Le PDG de SFR, Frank Esser, a été mis sur la touche lundi, faisant les frais de l'arrivée tonitruante de Free sur le marché français de la téléphonie mobile, qui a accentué la perte de vitesse du deuxième opérateur télécoms hexagonal.
Frank Esser a quitté ses fonctions en "total accord avec le conseil de surveillance", a assuré la maison mère, le groupe Vivendi, en annonçant que ses fonctions seraient reprises par le président de son directoire, Jean-Bernard Lévy.
Le départ de cette figure du secteur, à la tête de SFR depuis dix ans, était pressenti depuis le 1er mars, quand M. Lévy avait annoncé sa volonté de resserrer les boulons dans la gestion de l'opérateur lors de la présentation de ses résultats annuels.
Le patron de Vivendi s'était alors longuement apesanti sur la nécessité d'"adapter" l'organisation de SFR à la "nouvelle donne" créée par l'arrivée de Free et de "redéployer son dispositif".
SFR avait déjà souffert en 2011, accusant un recul de plus de 3% de ses ventes qui ont totalisé 12,18 milliards d'euros, lié à la majoration de la TVA dans les télécoms.
L'arrivée tonitruante de Free (Iliad), quatrième opérateur français sur le marché, lui a porté un coup supplémentaire en avivant la guerre des prix.
Sur une base de 21 millions de clients, SFR en a perdu au total quelque 200.000, soit environ 1%, au cours des mois de janvier et février, correspondant aux deux premiers mois d'activité de Free.
Il n'est pas le seul dans ce cas. Les deux autres opérateurs "installés", Orange et Bouygues Telecom, ont eux aussi pâti du phénomène. Selon les estimations de Bouygues, Free Mobile disposerait aujourd'hui d'une clientèle de 2,2 millions de personnes.
Mais du fait de cette concurrence nouvelle, à laquelle il entend répondre par une poursuite de ses baisses de tarifs, SFR s'attend cette année à un net repli de 12 à 15% de son résultat brut d'exploitation. Ce qui a amené début mars Jean-Bernard Lévy à évoquer un réexamen "systématique" des coûts, "tant sur les investissements que sur l'exploitation".
Frank Esser paie-t-il dans ce contexte un excès de candeur? Auditionné à l'Assemblée nationale en février, il s'était dit "sincèrement étonné par l'agressivité" des offres à bas coûts de Free et s'était interrogé sur la "pérennité de ces innovations tarifaires".

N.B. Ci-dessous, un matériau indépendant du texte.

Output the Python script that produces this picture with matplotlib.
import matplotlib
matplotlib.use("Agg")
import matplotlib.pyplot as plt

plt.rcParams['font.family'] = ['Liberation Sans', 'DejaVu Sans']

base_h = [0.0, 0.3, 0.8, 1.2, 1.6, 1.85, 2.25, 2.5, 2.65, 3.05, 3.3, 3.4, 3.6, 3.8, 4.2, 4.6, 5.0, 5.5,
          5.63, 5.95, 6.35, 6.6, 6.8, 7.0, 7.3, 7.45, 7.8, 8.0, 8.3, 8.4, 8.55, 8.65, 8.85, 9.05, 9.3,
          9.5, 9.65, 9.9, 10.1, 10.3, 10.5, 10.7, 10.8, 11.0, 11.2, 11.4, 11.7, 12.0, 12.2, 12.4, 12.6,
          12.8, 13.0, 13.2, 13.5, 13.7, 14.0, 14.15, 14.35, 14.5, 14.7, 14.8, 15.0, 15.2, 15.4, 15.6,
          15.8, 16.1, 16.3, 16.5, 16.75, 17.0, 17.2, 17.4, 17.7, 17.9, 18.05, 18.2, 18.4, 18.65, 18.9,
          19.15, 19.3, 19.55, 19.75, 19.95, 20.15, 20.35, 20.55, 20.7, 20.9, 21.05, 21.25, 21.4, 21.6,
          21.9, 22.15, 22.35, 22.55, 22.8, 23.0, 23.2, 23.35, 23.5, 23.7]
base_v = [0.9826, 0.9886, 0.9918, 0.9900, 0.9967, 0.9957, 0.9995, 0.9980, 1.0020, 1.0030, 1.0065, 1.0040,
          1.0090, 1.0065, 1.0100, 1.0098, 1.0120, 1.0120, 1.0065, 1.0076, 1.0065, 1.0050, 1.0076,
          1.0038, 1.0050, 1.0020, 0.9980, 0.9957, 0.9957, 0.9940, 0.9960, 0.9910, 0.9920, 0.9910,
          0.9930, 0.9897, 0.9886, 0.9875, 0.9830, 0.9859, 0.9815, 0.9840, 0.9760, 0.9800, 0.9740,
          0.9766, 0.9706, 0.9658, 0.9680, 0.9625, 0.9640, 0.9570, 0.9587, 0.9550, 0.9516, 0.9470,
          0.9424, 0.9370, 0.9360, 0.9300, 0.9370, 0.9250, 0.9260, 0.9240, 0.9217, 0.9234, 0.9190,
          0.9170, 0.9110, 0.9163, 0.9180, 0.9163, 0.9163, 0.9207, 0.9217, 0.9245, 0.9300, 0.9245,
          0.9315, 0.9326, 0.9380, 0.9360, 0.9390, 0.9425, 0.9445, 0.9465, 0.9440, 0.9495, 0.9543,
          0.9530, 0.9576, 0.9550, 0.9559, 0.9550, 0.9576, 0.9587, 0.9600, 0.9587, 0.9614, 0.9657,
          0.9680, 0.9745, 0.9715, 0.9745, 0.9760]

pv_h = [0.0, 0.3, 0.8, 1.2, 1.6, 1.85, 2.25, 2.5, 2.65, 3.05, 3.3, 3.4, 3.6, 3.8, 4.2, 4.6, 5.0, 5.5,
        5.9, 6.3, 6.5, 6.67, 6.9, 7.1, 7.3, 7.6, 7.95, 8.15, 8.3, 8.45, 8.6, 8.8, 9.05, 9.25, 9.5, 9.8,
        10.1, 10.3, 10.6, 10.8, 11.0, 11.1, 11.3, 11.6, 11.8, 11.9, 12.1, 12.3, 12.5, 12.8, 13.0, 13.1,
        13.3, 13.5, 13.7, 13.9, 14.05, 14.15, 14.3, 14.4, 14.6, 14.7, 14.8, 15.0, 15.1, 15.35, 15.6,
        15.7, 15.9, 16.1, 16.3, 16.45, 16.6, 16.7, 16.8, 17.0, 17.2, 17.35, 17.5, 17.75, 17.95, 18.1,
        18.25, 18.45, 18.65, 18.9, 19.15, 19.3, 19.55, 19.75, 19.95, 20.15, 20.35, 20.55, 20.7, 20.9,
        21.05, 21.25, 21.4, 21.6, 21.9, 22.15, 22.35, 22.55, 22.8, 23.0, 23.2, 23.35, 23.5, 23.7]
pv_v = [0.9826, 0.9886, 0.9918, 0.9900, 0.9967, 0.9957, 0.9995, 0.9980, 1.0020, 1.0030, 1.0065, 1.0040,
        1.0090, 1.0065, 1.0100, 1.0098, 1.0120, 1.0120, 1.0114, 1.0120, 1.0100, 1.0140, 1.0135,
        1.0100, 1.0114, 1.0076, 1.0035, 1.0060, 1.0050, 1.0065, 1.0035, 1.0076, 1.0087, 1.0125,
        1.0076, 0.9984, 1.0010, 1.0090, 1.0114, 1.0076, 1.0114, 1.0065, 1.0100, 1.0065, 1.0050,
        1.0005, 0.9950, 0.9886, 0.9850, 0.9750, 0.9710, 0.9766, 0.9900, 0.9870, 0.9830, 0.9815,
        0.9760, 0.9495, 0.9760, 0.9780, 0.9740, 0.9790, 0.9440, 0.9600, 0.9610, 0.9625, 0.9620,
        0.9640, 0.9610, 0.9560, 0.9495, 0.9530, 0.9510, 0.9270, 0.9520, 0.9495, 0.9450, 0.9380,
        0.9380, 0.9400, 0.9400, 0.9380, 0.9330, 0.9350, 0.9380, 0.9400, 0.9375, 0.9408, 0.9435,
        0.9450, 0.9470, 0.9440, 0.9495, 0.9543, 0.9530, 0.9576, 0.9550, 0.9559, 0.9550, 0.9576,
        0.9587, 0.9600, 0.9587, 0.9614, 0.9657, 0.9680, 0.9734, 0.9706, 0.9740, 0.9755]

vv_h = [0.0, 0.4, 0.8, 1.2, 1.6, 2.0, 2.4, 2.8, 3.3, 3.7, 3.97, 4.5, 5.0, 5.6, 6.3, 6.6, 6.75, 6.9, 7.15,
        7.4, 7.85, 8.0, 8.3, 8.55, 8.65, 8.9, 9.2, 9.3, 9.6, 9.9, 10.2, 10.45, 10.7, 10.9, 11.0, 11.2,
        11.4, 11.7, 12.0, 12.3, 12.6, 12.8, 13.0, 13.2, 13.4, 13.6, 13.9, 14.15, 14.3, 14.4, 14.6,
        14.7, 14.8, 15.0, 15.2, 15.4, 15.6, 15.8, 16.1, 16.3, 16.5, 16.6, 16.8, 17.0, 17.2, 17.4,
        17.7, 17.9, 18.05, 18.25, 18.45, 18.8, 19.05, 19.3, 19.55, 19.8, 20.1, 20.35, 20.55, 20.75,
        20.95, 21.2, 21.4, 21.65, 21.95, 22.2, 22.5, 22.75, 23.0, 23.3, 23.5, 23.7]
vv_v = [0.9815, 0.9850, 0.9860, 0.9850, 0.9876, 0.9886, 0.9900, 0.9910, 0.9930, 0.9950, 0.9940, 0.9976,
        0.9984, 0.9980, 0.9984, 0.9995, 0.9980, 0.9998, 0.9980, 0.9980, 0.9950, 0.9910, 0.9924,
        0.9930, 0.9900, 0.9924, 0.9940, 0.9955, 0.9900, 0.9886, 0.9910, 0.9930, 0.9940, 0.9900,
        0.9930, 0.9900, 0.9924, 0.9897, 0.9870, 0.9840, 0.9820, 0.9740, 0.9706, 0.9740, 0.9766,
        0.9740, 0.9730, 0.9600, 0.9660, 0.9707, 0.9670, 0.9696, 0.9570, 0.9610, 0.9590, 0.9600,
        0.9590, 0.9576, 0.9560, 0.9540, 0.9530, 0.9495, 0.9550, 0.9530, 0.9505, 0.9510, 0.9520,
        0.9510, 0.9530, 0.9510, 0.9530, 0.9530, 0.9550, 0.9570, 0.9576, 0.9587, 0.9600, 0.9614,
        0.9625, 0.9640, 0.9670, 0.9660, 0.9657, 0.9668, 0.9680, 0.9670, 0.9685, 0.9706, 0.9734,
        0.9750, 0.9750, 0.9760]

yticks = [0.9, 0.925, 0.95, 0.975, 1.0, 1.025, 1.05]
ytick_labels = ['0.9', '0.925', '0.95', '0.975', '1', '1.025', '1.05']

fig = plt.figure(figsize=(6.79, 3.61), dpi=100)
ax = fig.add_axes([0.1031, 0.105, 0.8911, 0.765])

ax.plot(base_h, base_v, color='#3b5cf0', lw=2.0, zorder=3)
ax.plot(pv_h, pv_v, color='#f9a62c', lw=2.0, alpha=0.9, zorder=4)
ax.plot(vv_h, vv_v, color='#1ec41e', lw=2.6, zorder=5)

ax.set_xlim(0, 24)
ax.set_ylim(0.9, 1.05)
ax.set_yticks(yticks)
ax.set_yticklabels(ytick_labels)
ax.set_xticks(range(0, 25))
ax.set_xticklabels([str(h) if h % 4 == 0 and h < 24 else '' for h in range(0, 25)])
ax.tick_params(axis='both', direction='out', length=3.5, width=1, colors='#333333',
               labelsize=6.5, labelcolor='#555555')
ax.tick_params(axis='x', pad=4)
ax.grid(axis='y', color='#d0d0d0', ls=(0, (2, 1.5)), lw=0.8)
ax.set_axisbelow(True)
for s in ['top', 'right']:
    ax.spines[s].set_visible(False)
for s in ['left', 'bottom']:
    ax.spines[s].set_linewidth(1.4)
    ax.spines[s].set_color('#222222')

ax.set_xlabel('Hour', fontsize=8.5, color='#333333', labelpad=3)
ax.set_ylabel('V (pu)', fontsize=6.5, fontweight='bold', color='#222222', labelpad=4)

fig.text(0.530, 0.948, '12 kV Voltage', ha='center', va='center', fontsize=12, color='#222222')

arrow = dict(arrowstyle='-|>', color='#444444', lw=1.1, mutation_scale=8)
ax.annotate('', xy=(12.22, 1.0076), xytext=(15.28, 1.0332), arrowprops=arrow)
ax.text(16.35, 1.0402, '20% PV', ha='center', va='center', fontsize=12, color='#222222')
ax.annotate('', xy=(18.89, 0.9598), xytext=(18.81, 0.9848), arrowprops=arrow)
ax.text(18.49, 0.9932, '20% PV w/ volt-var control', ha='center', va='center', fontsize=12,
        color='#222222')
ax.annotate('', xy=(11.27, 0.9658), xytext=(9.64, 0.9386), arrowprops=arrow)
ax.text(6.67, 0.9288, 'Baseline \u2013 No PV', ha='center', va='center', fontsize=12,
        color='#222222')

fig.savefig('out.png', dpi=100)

Il avait en outre estimé que plusieurs "questions-clés" se posaient sur l'accord d'itinérance conclu par Orange et Free, "parce que pour moi, financer la fréquence 4G à deux euros par mois (allusion à une offre de forfait de Free), c'est impossible!", s'était-il exclamé.
Selon Les Echos et La Tribune, Jean-Bernard Lévy ne devrait assurer qu'un intérim à la tête de SFR, le temps pour Vivendi de trouver un remplaçant idoine à M. Esser.
Les Echos indiquent ainsi sur leur site internet qu'un cabinet de chasseurs de tête aurait été nommé pour trouver un successeur à plus long terme.
Selon le quotidien, plusieurs noms circulent déjà, dont ceux de Didier Quillot (ex-président de Lagardère Active et d'Orange France au début des années 2000), Gilles Pélisson (ex-directeur général de Bouygues Telecom), Olivier Huart (directeur général de TDF), Jean-Marc Tasseto (directeur général de Google France, ex-directeur marketing de SFR), et Michel Combes (directeur général Europe de Vodafone).
"Bertrand Méheut, le patron de Canal + aurait fait une offre de services qui a été déclinée par Vivendi", ajoute Les Echos.